Spor sevenler Emir Alkaş ile sohbet etti. Alkaş, İsmail Şenol ile katıldığı GKD Kültür Festivali’ne farklı bir tat, farklı bir bakış açısı sağladı.

Ve aniden havayı bir parfüm kokusu sardı. Liat Murat Barbut ile Fransız parfümör Sylvain Cara, beş duyumuzdan biri olan koku almanın yaşam hikâyemiz ile bağdaştığını vurguladı. Katılımcılar kendi parfümlerini yaratarak farklı bir dünyada keşfe çıktılar. 


İki sergi

GKD Kültür Festivali iki sergiye ev sahipliği yaptı idi bu yıl. Kahkaha ruhun gıdasıdır dediğimizde aklımıza sıkça gelen bir isim İrvin Mandel. Hazırladığı karikatürler ile gülmenin keşfine aracı olan İrvin Mandel’in sergisi ay boyunca GKD salonlarında gezilebilir. Festivali kaçıranlar için duyurulur. Bir diğer sergi ise Stella Namet Abulafya’nın bebekler koleksiyonundan oluşan ‘7 Kıta Işığın Gücü’, keşfetme yolculuğunda bolca düşündüren bir sergi olarak karşımıza çıkıyor. Bebekler barış içinde yan yana durabilirken, insanlar neyin peşinde sorusu takılıyor herkesin aklına. Stella Namet Abulafya’nın sergisi de ay içinde gezilebilir. 

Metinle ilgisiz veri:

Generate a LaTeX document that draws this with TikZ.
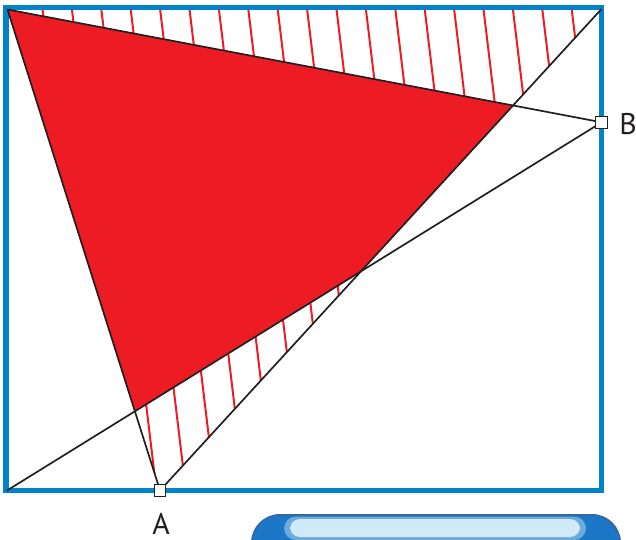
\documentclass[tikz,border=0pt]{standalone}
\usepackage{fontspec}
\setmainfont{PT Sans}
\usetikzlibrary{backgrounds}
\definecolor{frameblue}{RGB}{0,131,201}
\definecolor{fillred}{RGB}{237,28,36}
\definecolor{lineblack}{RGB}{35,31,32}
\definecolor{btnborder}{RGB}{52,104,160}
\definecolor{btnfill}{RGB}{28,120,198}
\definecolor{btnhl}{RGB}{208,234,248}
\tikzset{
  pt/.style={draw=lineblack, line width=1pt, fill=white, rectangle, minimum size=11.5bp, inner sep=0pt},
  lbl/.style={font=\fontsize{30}{30}\selectfont, text=lineblack, inner sep=0pt},
  blk/.style={draw=lineblack, line width=1.7bp},
  hatchline/.style={draw=fillred, line width=2bp},
  frame/.style={draw=frameblue, line width=5.5bp},
}
\begin{document}
\begin{tikzpicture}[x=1bp,y=-1bp]
\useasboundingbox (0,0) rectangle (636,540);
\coordinate (TL) at (7.5,9.5);
\coordinate (TR) at (601.5,9);
\coordinate (BL) at (7,490.5);
\node[pt] (A) at (160,490.5) {};
\node[pt] (B) at (601.7,122.3) {};
\node[lbl] (Alabel) at (161,523.5) {A};
\node[lbl] (Blabel) at (628,124) {B};
\coordinate (P1) at (intersection of TL--B.center and A.center--TR);
\coordinate (P2) at (intersection of A.center--TR and BL--B.center);
\coordinate (P3) at (intersection of BL--B.center and TL--A.center);
\begin{scope}[on background layer]
  \fill[fillred] (TL) -- (P1) -- (P2) -- (P3) -- cycle;
  \begin{scope}
    \clip (TL) -- (TR) -- (P1) -- cycle;
    \foreach \k in {0,...,21} \draw[hatchline] ({41.4+29.4*\k},0) -- ++(60,500);
  \end{scope}
  \begin{scope}
    \clip (P3) -- (P2) -- (A.center) -- cycle;
    \foreach \k in {-4,...,12} \draw[hatchline] ({97.6+29.4*\k},0) -- ++(60,500);
  \end{scope}
  \draw[frame] (6,7.5) rectangle (601.5,490.5);
  \draw[blk] (TL) -- (B.center);
  \draw[blk] (TL) -- (A.center);
  \draw[blk] (BL) -- (B.center);
  \draw[blk] (A.center) -- (TR);
  \begin{scope}
    \clip (0,0) rectangle (636,540);
    \draw[fill=btnfill, draw=btnborder, line width=2bp, rounded corners=28bp] (252,515) rectangle (620,600);
    \fill[btnhl, opacity=0.45, rounded corners=12bp] (284,516.5) rectangle (586,540);
    \fill[btnhl, rounded corners=10bp] (290,519) rectangle (580,537);
  \end{scope}
\end{scope}
\end{tikzpicture}
\end{document}
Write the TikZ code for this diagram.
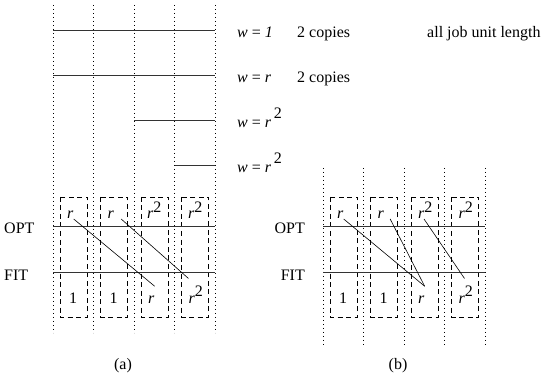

Yurtdışından  konuklar vardı

GKD Festivali yurtdışından bir konuk ile birçok kişinin akıl süzgecinden uzun bir yolculuğa takıldı. İsrailli başarılı gazeteci Arad Nir, katılımcılardan biriydi. Uluslararası ilişkiler uzmanı olarak Arad Nir’in yorumu şöyle: “Türkiye ve İsrail arasındaki ilişkilerin eskisi gibi olmadığı bir gerçek. Ama bir yerlerde özünde değişim olmadığını her iki ülkenin normalleşme sürecinde kendilerine göre adımlar attığını biliyoruz.”

Yurt dışından bir başka davetli de Jackie Benshushan idi. GKD’de büyüyen Jackie bugünlerde gençler ile kapsamlı bir dans projesinin ilk adımlarını atmakta. Festival kapsamında her dans etmek isteyen ile dansın adımlarını müziğin ritmi ile birleştirdi.

Bu festival için teşekkür edilmesi gereken birçok kişi var. Ancak iki ekibi gönülden tebrik etmek gerek; GKD Dj Team tüm bu konuşmacıların teknik donanımlarını kurarak hiçbir aksaklığa neden olmadan etkinliğe imzalarını attılar. GKD Hanımlarını da unutmamak gerek. Hazırladıkları kermes ve atıştırmalık büfesi ile göz ve damak zevkimize hitap ettiler.

Yolculuğumuz 29 Mart’tan çok önce bir pazar sabahı başladı, 29 Mart’ta etkinliğin gerçekleşmesi ile ete kemiğe büründü ve şimdi de geleceğe doğru emin adımlar atıyor. 

Büyük usta sahnede

Finale yaklaşıldığı zaman bir büyük usta sahnede yerini aldı. Uzun yıllardır birçok dernek ve kuruluşun davetlerini reddetmesine rağmen GKD’ye neden evet dediğini analiz ederek konuşmasına başlayan Uğur Yücel sanatçı kimliği ile acılarını dile getirdi. Anadolu çocuğu olarak köklerine indiği zaman gördüğü resmi, bu resmi bilmeyenlerin sayısının hızla arttığını, bu olgunun toprağa olan bağlılığın yok olması demek olduğunu anlattı, Kuzguncuk’un anılarındaki yerini anlatırken çokça gözler buğulandı. Uğur Yücel Antalya’dan birkaç saatliğine İstanbul’a gelerek sanatçı duyarlılığını katılımcılar ile paylaştı.